Frequently asked questions

Why are NBA spreads wider than NFL spreads?

NBA games have higher per-game scoring variance and larger talent gaps between top and bottom teams. NFL spreads rarely exceed 13.5; NBA spreads of 14 or higher appear regularly in mid-season matchups between contenders and tanking teams. The wider spreads reflect the actual scoring distribution.

What is the standard NBA spread price?

-110 on each side at most US sportsbooks, building in roughly 4.5% house margin. Same structure as NFL, NCAA basketball and most major US sports. To beat the spread at standard juice, a bettor needs to win about 52.4% long term.

Do NBA underdogs cover at higher rates?

No, not on average. Underdogs and favorites cover at roughly equivalent rates over large samples. The notion that NBA dogs are systematically undervalued is mostly anecdotal. Specific situational angles (home dogs of +3 to +6, dogs facing rest-spot favorites) produce small edges.

Do NBA spreads have key numbers like NFL?

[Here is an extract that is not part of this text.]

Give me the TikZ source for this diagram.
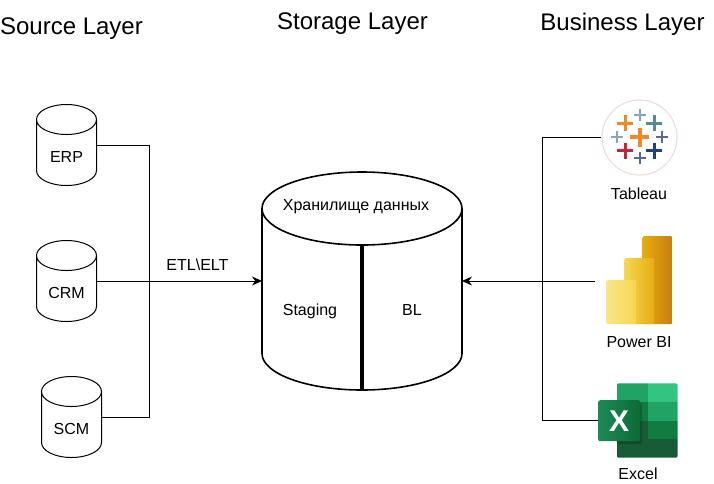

No. Margin distributions are smoother because scoring is continuous (single points, twos, threes) rather than concentrated at 3 and 7. Small effects exist at 7, 10 and 5, but they're an order of magnitude smaller than NFL's 3-and-7 dominance.

When are NBA spreads typically posted?

Most US sportsbooks post NBA spreads the day before the game or the morning of game day. Lines often move significantly between opening and tip-off based on inactive-list announcements and load-management news. The same-day window is the most volatile in NBA pre-game betting.